13 Responses to “Authority Safes Sentry Safe Quick Access Electronic Lock Pistol Safe”

  1. chiefjaybob Says:

    This headline needs more, “safes” in it.

  2. CMonster Says:

    There are no holes to bolt it or cable it to something immovable, so what’s to keep someone from just picking it up and walking away to open at their leisure? And I see nothing about fire rating, so my conclusion is that it’s a sheet metal box with a fancy lock. Good enough to keep the 3-year old out of it, but not good enough to keep the 10-year old out.

    I will pass.

  3. SayUncle Says:

    Hey, I didn’t name it.

  4. Paul S. Says:

    These will keep your toddler out, but don’t trust these things as anything other than very casual security.

  5. Robb Allen Says:


    There are holes and bolts that come with it. You can mount it in the bottom.

    No fire rating, but it’s solid. Doubtful the 10 year old can get inside it. I’ve not taken the crow bar to mine because it’s nice enough that I’d like to keep it.

    I couldn’t jimmy the lock open with a ball point pen either. But I may not know how to do that very well.

  6. SayUncle Says:

    CMonster, it has holes to mount it.

  7. emdfl Says:

    How do the buttons work?

  8. SayUncle Says:

    You push a combination and the safe opens. Open it and you can set the combo by pushing the reset button.

  9. CMonster Says:

    I could see what I thought were holes in it in the pics above, but the Authority site actually says “Anchoring Holes No” in the specs, so I assumed the published specs were correct. You may wish to pass that back to your supplier.

  10. Patrick Says:

    If the anchoring holes are in the wrong spot, introduce it to a drill. These are not “safes”. Neither are those big-ass “gun safes” you buy at the store. Those are “containers” and typically are little more than some thin mild steel with layers of sheetrock in between. Easy to open.

    But that not a problem. Like Robb said, the point of these things are to keep guns away from meddling hands, whether they be kids or the pest-control guy (local story recently about an exterminator who came back for stuff he saw left out. He died when “stuff” was used against him instead.).

    I like this one. The inclusion of a backup key is real handy. I hate electronics.

    I have had to spec “real safes” for work stuff and still use Stack-On gun cabinets at home. They seem thin but actually use heavier gauge metal than the big ones from sports stores. They are way back out of the way and invisible. I have another in-wall cabinet from stack-on that I pried the vendor label from and replaced with an electrical warning label – it looks like a breaker panel in the hallway near the kitchen. I have even had electricians try to get into it during a renovation.

    Buying a TL/TX safe would be nice, right until it fell through my floor. But if you want to see what they look like, try brown safe company out of san diego. They got a great website full of info.

  11. NotClauswitz Says:

    I need one for my pickup truck.

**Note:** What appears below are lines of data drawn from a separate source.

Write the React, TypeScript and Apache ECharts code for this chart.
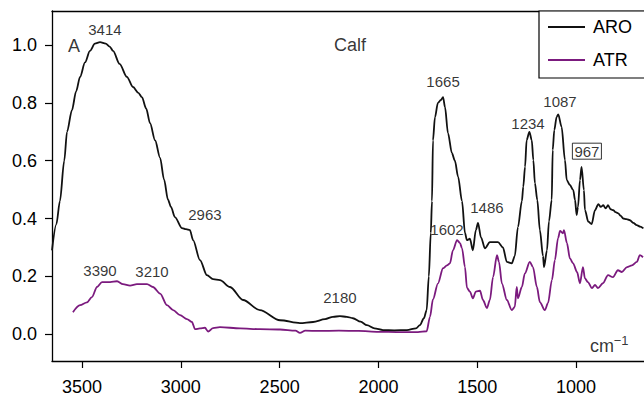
import React, { useEffect, useRef } from "react";
import * as echarts from "echarts";

// ARO (black) spectrum: wavenumber (cm-1) and absorbance
const aroWn = [3652, 3630, 3612, 3590, 3576, 3551, 3530, 3510, 3485, 3460, 3435, 3409, 3380, 3360, 3343, 3310, 3273, 3242, 3215, 3197, 3175, 3156, 3130, 3105, 3085, 3065, 3050, 3030, 2994, 2974, 2954, 2938, 2903, 2868, 2837, 2802, 2751, 2685, 2600, 2498, 2397, 2331, 2270, 2230, 2195, 2160, 2129, 2090, 2058, 2020, 1977, 1920, 1856, 1810, 1790, 1770, 1756, 1745, 1735, 1729, 1724, 1714, 1699, 1684, 1673, 1663, 1648, 1628, 1613, 1597, 1577, 1562, 1552, 1537, 1522, 1507, 1496, 1481, 1461, 1436, 1395, 1370, 1350, 1325, 1310, 1294, 1274, 1267, 1258, 1250, 1236, 1224, 1216, 1208, 1196, 1183, 1167, 1162, 1147, 1137, 1123, 1118, 1110, 1098, 1090, 1073, 1056, 1047, 1031, 1014, 1005, 997, 990, 980, 972, 960, 955, 938, 921, 904, 887, 875, 862, 850, 838, 825, 812, 800, 786, 775, 761, 745, 727, 710, 693, 675, 659];
const aroVal = [0.29, 0.38, 0.46, 0.6, 0.7, 0.775, 0.84, 0.89, 0.94, 0.98, 1.005, 1.01, 1.005, 0.995, 0.98, 0.935, 0.89, 0.855, 0.835, 0.82, 0.78, 0.73, 0.67, 0.61, 0.535, 0.465, 0.44, 0.405, 0.367, 0.363, 0.36, 0.325, 0.256, 0.204, 0.19, 0.187, 0.163, 0.118, 0.083, 0.048, 0.038, 0.042, 0.052, 0.06, 0.062, 0.06, 0.055, 0.043, 0.031, 0.02, 0.014, 0.013, 0.014, 0.02, 0.031, 0.055, 0.083, 0.2, 0.35, 0.46, 0.67, 0.75, 0.8, 0.81, 0.82, 0.785, 0.695, 0.626, 0.6, 0.545, 0.46, 0.35, 0.325, 0.33, 0.29, 0.36, 0.385, 0.335, 0.297, 0.318, 0.318, 0.3, 0.25, 0.245, 0.27, 0.37, 0.46, 0.51, 0.579, 0.671, 0.7, 0.671, 0.602, 0.522, 0.464, 0.36, 0.27, 0.232, 0.29, 0.39, 0.464, 0.637, 0.706, 0.752, 0.76, 0.717, 0.602, 0.533, 0.516, 0.498, 0.464, 0.412, 0.44, 0.533, 0.579, 0.498, 0.43, 0.389, 0.381, 0.429, 0.45, 0.44, 0.446, 0.435, 0.446, 0.432, 0.429, 0.422, 0.418, 0.41, 0.4, 0.398, 0.394, 0.385, 0.377, 0.372, 0.366];

// ATR (purple) spectrum
const atrWn = [3546, 3510, 3475, 3450, 3424, 3399, 3358, 3323, 3293, 3257, 3222, 3171, 3141, 3105, 3070, 3039, 3004, 2969, 2944, 2928, 2903, 2878, 2862, 2837, 2802, 2700, 2600, 2498, 2420, 2397, 2370, 2300, 2200, 2100, 2000, 1900, 1800, 1756, 1739, 1724, 1699, 1673, 1653, 1638, 1623, 1602, 1587, 1577, 1562, 1552, 1537, 1522, 1507, 1486, 1471, 1451, 1436, 1420, 1400, 1390, 1375, 1350, 1325, 1310, 1300, 1294, 1274, 1259, 1234, 1218, 1198, 1183, 1158, 1142, 1122, 1107, 1091, 1081, 1066, 1061, 1046, 1031, 1015, 995, 980, 965, 955, 940, 919, 904, 889, 864, 838, 813, 788, 768, 742, 717, 692, 677, 661];
const atrVal = [0.076, 0.1, 0.11, 0.128, 0.163, 0.18, 0.18, 0.183, 0.173, 0.168, 0.173, 0.173, 0.163, 0.14, 0.1, 0.083, 0.066, 0.052, 0.042, 0.017, 0.02, 0.022, 0.009, 0.021, 0.024, 0.02, 0.017, 0.016, 0.012, 0.004, 0.012, 0.011, 0.012, 0.011, 0.008, 0.007, 0.007, 0.01, 0.06, 0.12, 0.175, 0.228, 0.238, 0.245, 0.29, 0.325, 0.315, 0.297, 0.232, 0.16, 0.147, 0.124, 0.147, 0.15, 0.118, 0.09, 0.118, 0.197, 0.273, 0.25, 0.175, 0.118, 0.083, 0.094, 0.163, 0.124, 0.163, 0.21, 0.25, 0.232, 0.163, 0.111, 0.083, 0.107, 0.187, 0.256, 0.332, 0.357, 0.349, 0.36, 0.315, 0.262, 0.245, 0.215, 0.176, 0.232, 0.193, 0.18, 0.159, 0.17, 0.159, 0.176, 0.204, 0.197, 0.221, 0.215, 0.232, 0.238, 0.25, 0.273, 0.266];

// Axis ticks
const xTicks = [1000, 1500, 2000, 2500, 3000, 3500];
const yTicks = [0, 0.2, 0.4, 0.6, 0.8, 1.0];

// Annotations (text, wavenumber, absorbance, font size)
const annoText = ["A", "3414", "Calf", "2963", "3390", "3210", "2180", "1665", "1602", "1486", "1234", "1087", "967", "cm", "\u22121"];
const annoWn = [3541, 3384, 2144, 2878, 3409, 3146, 2195, 1673, 1653, 1451, 1243, 1081, 945, 869, 772];
const annoVal = [0.997, 1.055, 1.0, 0.415, 0.221, 0.218, 0.128, 0.875, 0.363, 0.439, 0.73, 0.806, 0.633, -0.042, -0.021];
const annoSize = [18, 15, 18, 15, 15, 15, 15, 15, 15, 15, 15, 15, 15, 18, 13];
const boxedLabel = "967";

const FONT = "'Liberation Sans', Arial, Helvetica, sans-serif";
const X_MIN = 656;
const X_MAX = 3652;

export default function App() {
  const ref = useRef<HTMLDivElement>(null);
  useEffect(() => {
    if (!ref.current) return;
    const chart = echarts.init(ref.current, undefined, { renderer: "svg" });
    const aro = aroWn.map((w, i) => [w, aroVal[i]]);
    const atr = atrWn.map((w, i) => [w, atrVal[i]]);
    const annos = annoText.map((t, i) => ({
      value: [annoWn[i], annoVal[i]],
      name: t,
      label: {
        fontSize: annoSize[i],
        color: "#000",
        ...(t === boxedLabel
          ? { borderColor: "#000", borderWidth: 1, padding: [1, 2, 0, 2] }
          : {}),
      },
    }));
    chart.setOption({
      animation: false,
      textStyle: { fontFamily: FONT },
      grid: { left: 52, right: 0, top: 11, bottom: 36 },
      legend: {
        orient: "vertical",
        left: 539,
        top: 11,
        padding: [6, 40, 8, 9],
        itemWidth: 37,
        itemHeight: 2,
        itemGap: 13,
        icon: "rect",
        borderColor: "#000",
        borderWidth: 1.2,
        backgroundColor: "#fff",
        textStyle: { fontSize: 18, lineHeight: 20, color: "#000", padding: [0, 0, 0, 3], fontFamily: FONT },
        data: ["ARO", "ATR"],
      },
      xAxis: [
        {
          type: "value",
          inverse: true,
          min: X_MIN,
          max: X_MAX,
          splitLine: { show: false },
          axisLine: { show: true, onZero: false, lineStyle: { color: "#000", width: 1.3 } },
          axisTick: { show: true, length: 7, customValues: xTicks, lineStyle: { color: "#000", width: 1.2 } },
          axisLabel: {
            customValues: xTicks,
            fontSize: 18,
            color: "#000",
            margin: 17,
            fontFamily: FONT,
            formatter: (v: number) => String(v),
          },
        },
        {
          type: "value",
          position: "top",
          inverse: true,
          min: X_MIN,
          max: X_MAX,
          splitLine: { show: false },
          axisLine: { show: true, onZero: false, lineStyle: { color: "#000", width: 1.3 } },
          axisTick: { show: false },
          axisLabel: { show: false },
        },
      ],
      yAxis: {
        type: "value",
        min: -0.093,
        max: 1.118,
        splitLine: { show: false },
        axisLine: { show: true, onZero: false, lineStyle: { color: "#000", width: 1.3 } },
        axisTick: { show: true, length: 7, customValues: yTicks, lineStyle: { color: "#000", width: 1.2 } },
        axisLabel: {
          customValues: yTicks,
          fontSize: 18,
          color: "#000",
          margin: 15,
          fontFamily: FONT,
          formatter: (v: number) => v.toFixed(1),
        },
      },
      series: [
        {
          name: "ATR",
          type: "line",
          data: atr,
          showSymbol: false,
          smooth: 0.3,
          smoothMonotone: "x",
          color: "#7b1a7e",
          lineStyle: { color: "#7b1a7e", width: 1.8 },
        },
        {
          name: "ARO",
          type: "line",
          data: aro,
          showSymbol: false,
          smooth: 0.3,
          smoothMonotone: "x",
          color: "#111",
          lineStyle: { color: "#111", width: 1.8 },
        },
        {
          name: "annotations",
          type: "scatter",
          data: annos,
          symbolSize: 0,
          silent: true,
          label: {
            show: true,
            position: "inside",
            formatter: (p: any) => p.name,
            color: "#000",
            fontFamily: FONT,
            align: "center",
            verticalAlign: "middle",
          },
        },
      ],
    });
    return () => chart.dispose();
  }, []);
  return (
    <div
      ref={ref}
      style={{ position: "fixed", left: 0, top: 0, width: 644, height: 397, background: "#fff" }}
    />
  );
}
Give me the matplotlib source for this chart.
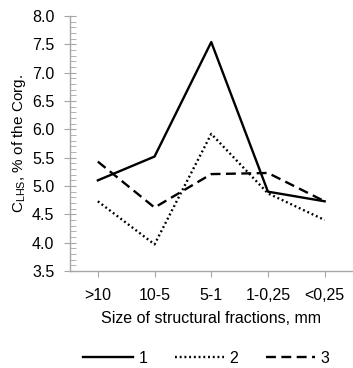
import matplotlib
matplotlib.use("Agg")
import matplotlib.pyplot as plt
from matplotlib.ticker import MultipleLocator, FormatStrFormatter

plt.rcParams["font.family"] = ["Liberation Sans", "DejaVu Sans"]
plt.rcParams["mathtext.fontset"] = "custom"
plt.rcParams["mathtext.rm"] = "Liberation Sans"

fractions = [">10", "10-5", "5-1", "1-0,25", "<0,25"]
series1 = [5.1, 5.52, 7.54, 4.9, 4.73]
series2 = [4.73, 3.97, 5.92, 4.87, 4.4]
series3 = [5.43, 4.62, 5.21, 5.23, 4.73]

fig = plt.figure(figsize=(3.53, 3.68), dpi=100)
ax = fig.add_axes([69.5 / 353, 1 - 271 / 368, 1 - 69.5 / 353, 255 / 368])

x = range(len(fractions))
ax.plot(x, series1, color="black", lw=1.7, ls="-", label="1")
ax.plot(x, series2, color="black", lw=1.7, ls=(0, (0.8, 1.2)), label="2")
ax.plot(x, series3, color="black", lw=1.7, ls=(0, (4.2, 2.3)), label="3")

ax.set_xlim(-0.5, 4.5)
ax.set_ylim(3.5, 8.0)
ax.set_xticks(list(x))
ax.set_xticklabels(fractions)
ax.yaxis.set_major_locator(MultipleLocator(0.5))
ax.yaxis.set_minor_locator(MultipleLocator(0.1))
ax.yaxis.set_major_formatter(FormatStrFormatter("%.1f"))

for s in ["top", "right"]:
    ax.spines[s].set_visible(False)
for s in ["left", "bottom"]:
    ax.spines[s].set_color("#a6a6a6")
    ax.spines[s].set_linewidth(1.0)

ax.tick_params(axis="y", which="major", direction="inout", length=8, color="#a6a6a6",
               labelsize=11.5, pad=7)
ax.tick_params(axis="y", which="minor", direction="in", length=4, color="#a6a6a6")
ax.tick_params(axis="x", which="major", direction="out", length=4, color="#a6a6a6",
               labelsize=11.5, pad=8)

ax.set_ylabel(r"C$_{\mathregular{LHS}}$, % of the Corg.", fontsize=11, labelpad=3)
ax.set_xlabel("Size of structural fractions, mm", fontsize=11.5, labelpad=6)

fig.legend(loc="center", bbox_to_anchor=(0.585, 0.026), ncol=3, frameon=False,
           fontsize=11.5, handlelength=3.1, columnspacing=1.7, handletextpad=0.35)

fig.savefig("out.png", dpi=100)
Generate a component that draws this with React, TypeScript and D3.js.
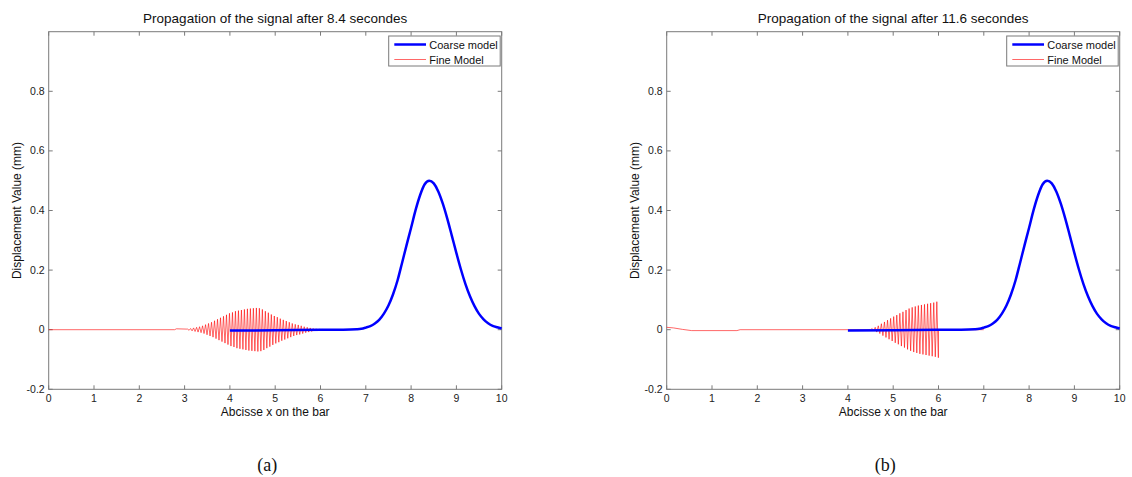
import React from "react";
import * as d3 from "d3";

// ---------- data ----------
const xTicks = [0, 1, 2, 3, 4, 5, 6, 7, 8, 9, 10];
const yTicks = [-0.2, 0, 0.2, 0.4, 0.6, 0.8];
const yTickLabels = ["-0.2", "0", "0.2", "0.4", "0.6", "0.8"];

const titles = [
  "Propagation of the signal after 8.4 secondes",
  "Propagation of the signal after 11.6 secondes",
];
const captions = ["(a)", "(b)"];
const legendLabels = ["Coarse model", "Fine Model"];
const xLabel = "Abcisse x on the bar";
const yLabel = "Displacement Value (mm)";

// coarse model (same pulse in both panels)
const coarseX = [4.0, 5.0, 6.0, 6.5, 6.8, 6.9, 7.0, 7.1, 7.2, 7.3, 7.4, 7.5, 7.6, 7.7, 7.8, 7.9, 8.0, 8.1, 8.2, 8.3, 8.4, 8.5, 8.6, 8.7, 8.8, 8.9, 9.0, 9.1, 9.2, 9.3, 9.4, 9.5, 9.6, 9.7, 9.8, 9.9, 10.0];
const coarseY = [-0.003, -0.002, -0.0005, 0, 0.0015, 0.003, 0.007, 0.012, 0.021, 0.034, 0.054, 0.081, 0.118, 0.165, 0.224, 0.284, 0.342, 0.402, 0.452, 0.488, 0.5, 0.491, 0.464, 0.423, 0.372, 0.315, 0.257, 0.202, 0.153, 0.112, 0.079, 0.053, 0.035, 0.022, 0.013, 0.008, 0.004];

// fine model, panel (a)
const fineABefore: [number, number][] = [[0, 0], [2.78, 0], [2.82, 0.003], [3.05, 0.002]];
const fineAOscStart = 3.05;
const fineAPeriod = 0.066;
const fineAAmps = [0.002, 0.004, 0.006, 0.008, 0.01, 0.013, 0.017, 0.021, 0.025, 0.03, 0.035, 0.04, 0.045, 0.05, 0.055, 0.058, 0.062, 0.064, 0.066, 0.068, 0.07, 0.071, 0.072, 0.073, 0.072, 0.068, 0.062, 0.057, 0.051, 0.046, 0.042, 0.037, 0.033, 0.029, 0.025, 0.021, 0.018, 0.016, 0.013, 0.01, 0.008, 0.006, 0.004, 0.003, 0.002, 0.001];
const fineAAfter: [number, number][] = [[6.1, 0], [6.6, 0]];

// fine model, panel (b)
const fineBBefore: [number, number][] = [[0, 0.008], [0.15, 0.006], [0.35, 0.001], [0.55, -0.003], [1.0, -0.003], [1.55, -0.003], [1.62, 0], [4.45, 0]];
const fineBOscStart = 4.45;
const fineBPeriod = 0.068;
const fineBAmps = [0.001, 0.004, 0.008, 0.013, 0.02, 0.026, 0.032, 0.038, 0.044, 0.049, 0.055, 0.06, 0.066, 0.071, 0.075, 0.078, 0.081, 0.083, 0.085, 0.087, 0.089, 0.091, 0.094];
const fineBAfter: [number, number][] = [[6.0, 0], [7.0, 0]];

// ---------- layout ----------
const W = 1132;
const H = 477;
const panelLefts = [48.7, 666.7];
const plotW = 453;
const plotTop = 31.7;
const plotBottom = 389.3;

function buildFine(before: [number, number][], start: number, period: number, amps: number[], after: [number, number][]) {
  const pts: [number, number][] = [...before];
  amps.forEach((a, i) => {
    pts.push([start + i * period + period / 4, a]);
    pts.push([start + i * period + (3 * period) / 4, -a]);
  });
  return pts.concat(after);
}

const fineSets = [
  buildFine(fineABefore, fineAOscStart, fineAPeriod, fineAAmps, fineAAfter),
  buildFine(fineBBefore, fineBOscStart, fineBPeriod, fineBAmps, fineBAfter),
];
const coarse: [number, number][] = coarseX.map((x, i) => [x, coarseY[i]]);

const axisColor = "#7a7a7a";
const font = "Arial, 'Liberation Sans', Helvetica, sans-serif";

function Panel({ idx }: { idx: number }) {
  const left = panelLefts[idx];
  const right = left + plotW;
  const x = d3.scaleLinear().domain([0, 10]).range([left, right]);
  const y = d3.scaleLinear().domain([-0.2, 1]).range([plotBottom, plotTop]);
  const line = d3.line<[number, number]>().x((d) => x(d[0])).y((d) => y(d[1]));
  const smooth = d3.line<[number, number]>().x((d) => x(d[0])).y((d) => y(d[1])).curve(d3.curveMonotoneX);
  const cx = (left + right) / 2;
  const cy = (plotTop + plotBottom) / 2;
  const tl = 4;
  const lgLeft = right - 113;
  const lgRight = right - 1.5;
  return (
    <g>
      <text x={cx} y={23} textAnchor="middle" fontSize={13.5} fontFamily={font} fill="#111">
        {titles[idx]}
      </text>
      {/* box */}
      <rect x={left} y={plotTop} width={plotW} height={plotBottom - plotTop} fill="white" stroke={axisColor} strokeWidth={1} />
      {/* ticks */}
      {xTicks.map((t) => (
        <g key={"x" + t}>
          <line x1={x(t)} x2={x(t)} y1={plotBottom} y2={plotBottom - tl} stroke={axisColor} />
          <line x1={x(t)} x2={x(t)} y1={plotTop} y2={plotTop + tl} stroke={axisColor} />
          <text x={x(t)} y={402} textAnchor="middle" fontSize={10.5} fontFamily={font} fill="#222">
            {String(t)}
          </text>
        </g>
      ))}
      {yTicks.map((t, i) => (
        <g key={"y" + t}>
          <line x1={left} x2={left + tl} y1={y(t)} y2={y(t)} stroke={axisColor} />
          <line x1={right} x2={right - tl} y1={y(t)} y2={y(t)} stroke={axisColor} />
          <text x={left - 4} y={y(t) + 3.5} textAnchor="end" fontSize={10.5} fontFamily={font} fill="#222">
            {yTickLabels[i]}
          </text>
        </g>
      ))}
      <text x={cx} y={416} textAnchor="middle" fontSize={12} fontFamily={font} fill="#111">
        {xLabel}
      </text>
      <text
        transform={`translate(${left - 28},${cy}) rotate(-90)`}
        textAnchor="middle"
        fontSize={12}
        fontFamily={font}
        fill="#111"
      >
        {yLabel}
      </text>
      {/* data */}
      <path d={line(fineSets[idx]) || ""} fill="none" stroke="#ff0000" strokeWidth={0.6} />
      <path d={smooth(coarse) || ""} fill="none" stroke="#0000ff" strokeWidth={2.5} strokeLinejoin="round" />
      {/* legend */}
      <rect x={lgLeft} y={36} width={lgRight - lgLeft} height={30} fill="white" stroke={axisColor} strokeWidth={1} />
      <line x1={right - 107.4} x2={right - 75.7} y1={44.5} y2={44.5} stroke="#0000ff" strokeWidth={2.5} />
      <line x1={right - 107.4} x2={right - 75.7} y1={59.5} y2={59.5} stroke="#ff0000" strokeWidth={0.6} />
      <text x={right - 72.4} y={48.5} fontSize={11} fontFamily={font} fill="#111">
        {legendLabels[0]}
      </text>
      <text x={right - 72.4} y={63.5} fontSize={11} fontFamily={font} fill="#111">
        {legendLabels[1]}
      </text>
      {/* caption */}
      <text x={cx - 8} y={471} textAnchor="middle" fontSize={18} fontFamily="'Liberation Serif', 'DejaVu Serif', serif" fill="#111">
        {captions[idx]}
      </text>
    </g>
  );
}

export default function App() {
  return (
    <svg
      width={W}
      height={H}
      viewBox={`0 0 ${W} ${H}`}
      style={{ position: "absolute", left: 0, top: 0, display: "block", background: "white" }}
    >
      <rect x={0} y={0} width={W} height={H} fill="white" />
      <Panel idx={0} />
      <Panel idx={1} />
    </svg>
  );
}
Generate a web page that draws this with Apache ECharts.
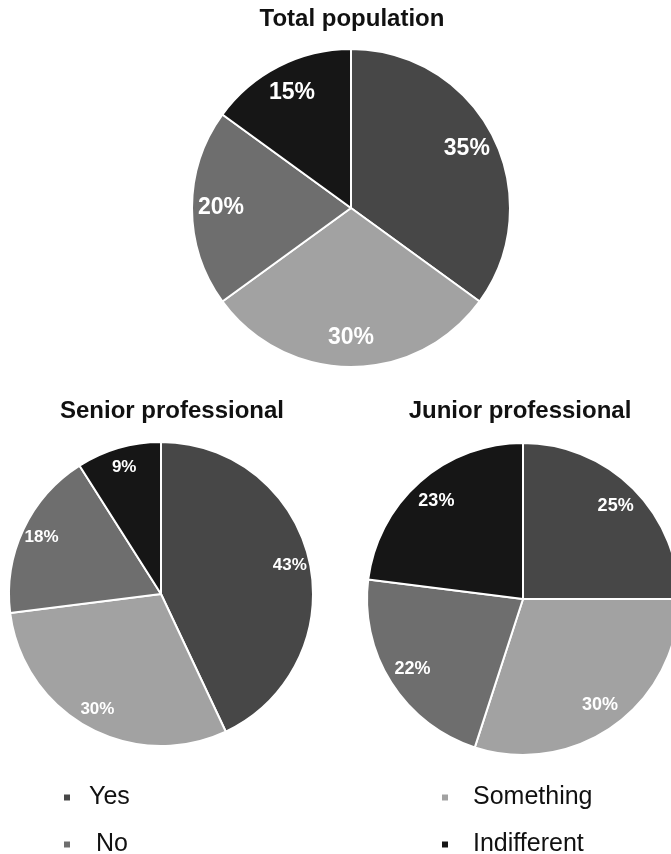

It would be nice to see the gauge steel listed.

  12. Standard Mischief Says:

    >How do the buttons work?

    I did an analysis over in the comments at Robb’s site. Mind you, I haven’t gotten a hold of the thing myself, just read the descriptions.

    TL;DR: 4096 possible codes, but you could brute-force 100% of the 4-digit along with 25% of the 5 digit and 6.25% of the 6-digit codes in about 3.5 hours if you designed your attack right. That’s probably secure enough, unless your housekeeper can channel Richard Feynman.

  13. Mr Evilwrench Says:

    Feynman is my hero, and not just for the safe cracking.